PROBLEM TO WORK ON: Find the lines holding "this" and copy them.

DATA RECORDS:
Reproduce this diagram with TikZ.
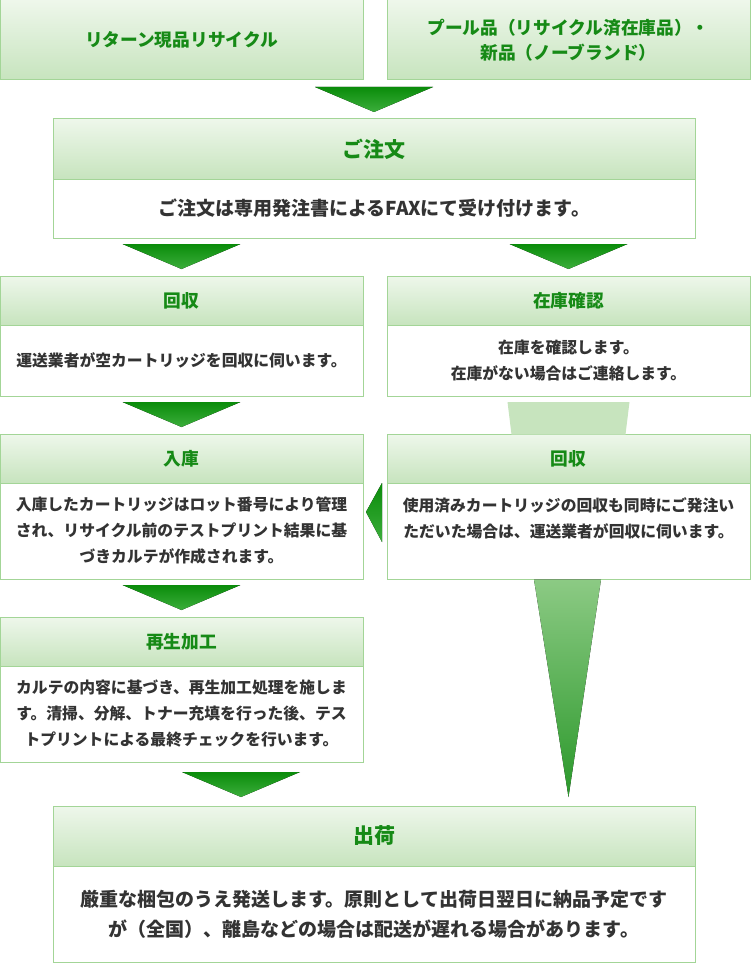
\documentclass[tikz,border=0pt]{standalone}
\usepackage{fontspec}
\setmainfont{Noto Sans CJK JP}
\usetikzlibrary{calc}
\definecolor{frame}{HTML}{A3D597}
\definecolor{headtop}{HTML}{EEF7EB}
\definecolor{headbot}{HTML}{C7E4BE}
\definecolor{titlegreen}{HTML}{168A16}
\definecolor{bodygray}{HTML}{333333}
\definecolor{arrowtop}{HTML}{0A8C0A}
\definecolor{arrowbot}{HTML}{3CAE3C}
\definecolor{funneltop}{HTML}{8CCA84}
\definecolor{funnelbot}{HTML}{2A982A}
\begin{document}
\begin{tikzpicture}[x=1pt, y=-1pt,
    box/.style={draw=frame, line width=1pt, anchor=north west, inner sep=0pt, outer sep=0pt},
    head/.style={box, top color=headtop, bottom color=headbot, text=titlegreen, align=center,
        font=\bfseries\fontsize{17.7}{25}\selectfont},
    bighead/.style={head, font=\bfseries\fontsize{21}{24}\selectfont},
    body/.style={box, fill=white, text=bodygray, align=center,
        font=\bfseries\fontsize{15.8}{26}\selectfont},
    bigbody/.style={body, font=\bfseries\fontsize{19}{30}\selectfont},
    down/.style={top color=arrowtop, bottom color=arrowbot}]
    \useasboundingbox (0,0) rectangle (750,963);
    \node[head, minimum width=363, minimum height=80] (return) at (0,0) {リターン現品リサイクル};
    \node[head, minimum width=363, minimum height=80] (pool) at (387,0) {プール品（リサイクル済在庫品）・\\新品（ノーブランド）};
    \node[bighead, minimum width=642, minimum height=60] (order) at (53,119) {ご注文};
    \node[bigbody, minimum width=642, minimum height=59] (orderbody) at (53,179) {ご注文は専用発注書によるFAXにて受け付けます。};
    \node[head, minimum width=363, minimum height=49] (collect) at (0,276) {回収};
    \node[body, minimum width=363, minimum height=71] (collectbody) at (0,325) {運送業者が空カートリッジを回収に伺います。};
    \node[head, minimum width=363, minimum height=49] (stock) at (387,276) {在庫確認};
    \node[body, minimum width=363, minimum height=71] (stockbody) at (387,325) {在庫を確認します。\\在庫がない場合はご連絡します。};
    \node[head, minimum width=363, minimum height=49] (store) at (0,434) {入庫};
    \node[body, minimum width=363, minimum height=96] (storebody) at (0,483) {入庫したカートリッジはロット番号により管理\\され、リサイクル前のテストプリント結果に基\\づきカルテが作成されます。};
    \node[head, minimum width=363, minimum height=49] (pickup) at (387,434) {回収};
    \node[body, minimum width=363, minimum height=96] (pickupbody) at (387,483) {使用済みカートリッジの回収も同時にご発注い\\ただいた場合は、運送業者が回収に伺います。\\\mbox{}};
    \node[head, minimum width=363, minimum height=49] (refill) at (0,617) {再生加工};
    \node[body, minimum width=363, minimum height=96] (refillbody) at (0,666) {カルテの内容に基づき、再生加工処理を施しま\\す。清掃、分解、トナー充填を行った後、テス\\トプリントによる最終チェックを行います。};
    \node[bighead, minimum width=642, minimum height=60] (ship) at (53,806) {出荷};
    \node[bigbody, minimum width=642, minimum height=96] (shipbody) at (53,866) {厳重な梱包のうえ発送します。原則として出荷日翌日に納品予定です\\が（全国）、離島などの場合は配送が遅れる場合があります。};
    \foreach \to in {order, collect, stock, store, refill}
        \fill[down] ($(\to.north)+(-59,-32)$) -- ($(\to.north)+(59,-32)$) -- ($(\to.north)+(0,-7)$) -- cycle;
    \fill[down] ($(ship.north)+(-192,-34)$) -- ($(ship.north)+(-74,-34)$) -- ($(ship.north)+(-133,-9)$) -- cycle;
    \fill[headbot] ($(stockbody.south)+(-61,6)$) -- ($(stockbody.south)+(61,6)$) -- ($(pickup.north)+(57,0.5)$) -- ($(pickup.north)+(-57,0.5)$) -- cycle;
    \fill[down] ($(pickupbody.north west)+(-5,0)$) -- ($(pickupbody.north west)+(-21,29)$) -- ($(pickupbody.north west)+(-5,59)$) -- cycle;
    \fill[top color=funneltop, bottom color=funnelbot] ($(pickupbody.south)+(-34.5,0.5)$) -- ($(pickupbody.south)+(32.5,0.5)$) -- ($(ship.north)+(194.5,-9)$) -- cycle;
\end{tikzpicture}
\end{document}
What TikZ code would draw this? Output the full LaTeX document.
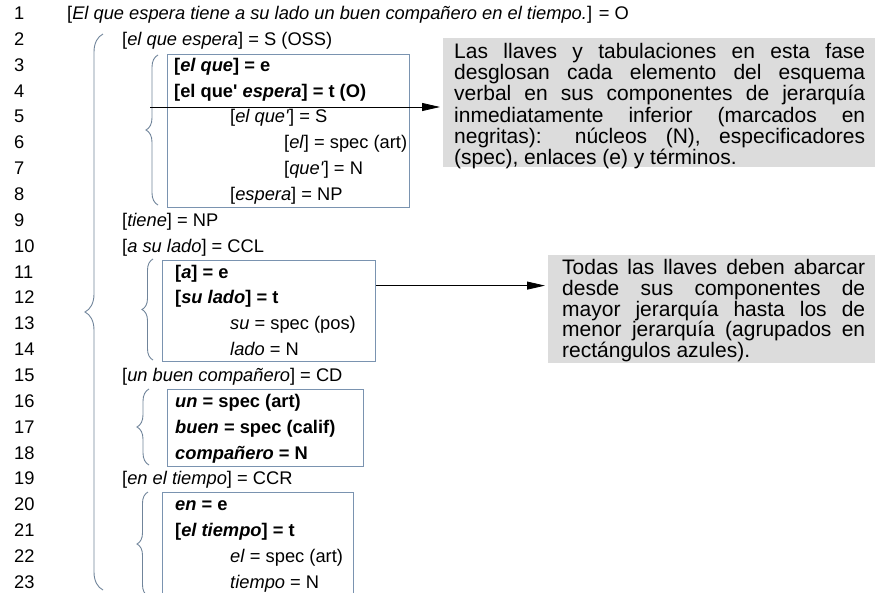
\documentclass[tikz,border=0pt]{standalone}
\usepackage{fontspec}
\setmainfont{Liberation Sans}
\usetikzlibrary{arrows.meta,decorations.pathreplacing}
\definecolor{boxblue}{RGB}{122,147,176}
\definecolor{bracegrey}{RGB}{112,132,154}
\definecolor{notegrey}{RGB}{220,220,220}
\begin{document}
\begin{tikzpicture}[x=1pt,y=-1pt,
  txt/.style={anchor=base west, inner sep=0pt, font=\fontsize{18.3}{22}\selectfont},
  group/.style={draw=boxblue, line width=0.9pt, inner sep=0pt, anchor=north west},
  llave/.style={draw=bracegrey, line width=0.9pt, decorate, decoration={brace, amplitude=#1}},
  note/.style={fill=notegrey, draw=none, inner sep=0pt, anchor=north west},
  notetext/.style={anchor=base west, inner sep=0pt, font=\fontsize{21}{21.2}\selectfont},
  arr/.style={draw=black, line width=0.8pt, shorten >=3pt, -{Triangle[length=18pt,width=8pt]}}
]
\useasboundingbox (0,0) rectangle (875,592);
\clip (0,0) rectangle (875,592);

% line numbers
\foreach \n in {1,...,23}
  \node[txt] (ln\n) at (14, {19.5+(\n-1)*25.86}) {\n};

% grouping rectangles
\node[group, minimum width=242pt, minimum height=153pt] (box1) at (167,54) {};
\node[group, minimum width=213pt, minimum height=101pt] (box2) at (162,259.6) {};
\node[group, minimum width=196pt, minimum height=76.6pt] (box3) at (166.5,389) {};
\node[group, minimum width=191pt, minimum height=112pt] (box4) at (162,492) {};

% braces
\draw[llave=18] (103,590) -- (103,34);
\draw[llave=12] (158,205) -- (158,55);
\draw[llave=11] (153,360) -- (153,259);
\draw[llave=12] (149,465) -- (149,389);
\draw[llave=11] (148,596) -- (148,492);

% analysed sentence
\node[txt] (r1) at (67,19.5) {[\textit{El que espera tiene a su lado un buen compañero en el tiempo.}] = O};
\node[txt] (r2) at (122,45.36) {[\textit{el que espera}] = S (OSS)};
\node[txt] (r3) at (174,71.22) {\textbf{[\textit{el que}] = e}};
\node[txt] (r4) at (174,97.08) {\textbf{[el que\textquotesingle{} \textit{espera}] = t (O)}};
\node[txt] (r5) at (230,122.94) {[\textit{el que\textquotesingle}] = S};
\node[txt] (r6) at (284,148.8) {[\textit{el}] = spec (art)};
\node[txt] (r7) at (284,174.66) {[\textit{que\textquotesingle}] = N};
\node[txt] (r8) at (230,200.52) {[\textit{espera}] = NP};
\node[txt] (r9) at (122,226.38) {[\textit{tiene}] = NP};
\node[txt] (r10) at (122,252.24) {[\textit{a su lado}] = CCL};
\node[txt] (r11) at (175,278.1) {\textbf{[\textit{a}] = e}};
\node[txt] (r12) at (175,303.96) {\textbf{[\textit{su lado}] = t}};
\node[txt] (r13) at (230,329.82) {\textit{su} = spec (pos)};
\node[txt] (r14) at (230,355.68) {\textit{lado} = N};
\node[txt] (r15) at (122,381.54) {[\textit{un buen compañero}] = CD};
\node[txt] (r16) at (175,407.4) {\textbf{\textit{un} = spec (art)}};
\node[txt] (r17) at (175,433.26) {\textbf{\textit{buen} = spec (calif)}};
\node[txt] (r18) at (175,459.12) {\textbf{\textit{compañero} = N}};
\node[txt] (r19) at (122,484.98) {[\textit{en el tiempo}] = CCR};
\node[txt] (r20) at (175,510.84) {\textbf{\textit{en} = e}};
\node[txt] (r21) at (175,536.7) {\textbf{[\textit{el tiempo}] = t}};
\node[txt] (r22) at (230,562.56) {\textit{el} = spec (art)};
\node[txt] (r23) at (230,588.42) {\textit{tiempo} = N};

% explanatory notes
\node[note, minimum width=440pt, minimum height=129pt] (note1) at (443,38) {};
\node[notetext] (n1a) at (454,58.5) {\makebox[411pt][s]{Las llaves y tabulaciones en esta fase}};
\node[notetext] (n1b) at (454,79.7) {\makebox[411pt][s]{desglosan cada elemento del esquema}};
\node[notetext] (n1c) at (454,100.9) {\makebox[411pt][s]{verbal en sus componentes de jerarquía}};
\node[notetext] (n1d) at (454,122.1) {\makebox[411pt][s]{inmediatamente inferior (marcados en}};
\node[notetext] (n1e) at (454,143.3) {\makebox[411pt][s]{negritas): núcleos (N), especificadores}};
\node[notetext] (n1f) at (454,164.5) {(spec), enlaces (e) y términos.};

\node[note, minimum width=335pt, minimum height=108pt] (note2) at (548,255) {};
\node[notetext] (n2a) at (562,274.5) {\makebox[303pt][s]{Todas las llaves deben abarcar}};
\node[notetext] (n2b) at (562,295.3) {\makebox[303pt][s]{desde sus componentes de}};
\node[notetext] (n2c) at (562,316.1) {\makebox[303pt][s]{mayor jerarquía hasta los de}};
\node[notetext] (n2d) at (562,336.9) {\makebox[303pt][s]{menor jerarquía (agrupados en}};
\node[notetext] (n2e) at (562,357.7) {rectángulos azules).};

% arrows to the notes
\coordinate (a1) at (150,107);
\draw[arr] (a1) -- (a1 -| note1.west);
\coordinate (a2) at ([yshift=-26pt]box2.north east);
\draw[arr] (a2) -- (a2 -| note2.west);
\end{tikzpicture}
\end{document}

OUTPUT BELOW:
Reproduce this diagram with TikZ.
What TikZ code would draw this? Output the full LaTeX document.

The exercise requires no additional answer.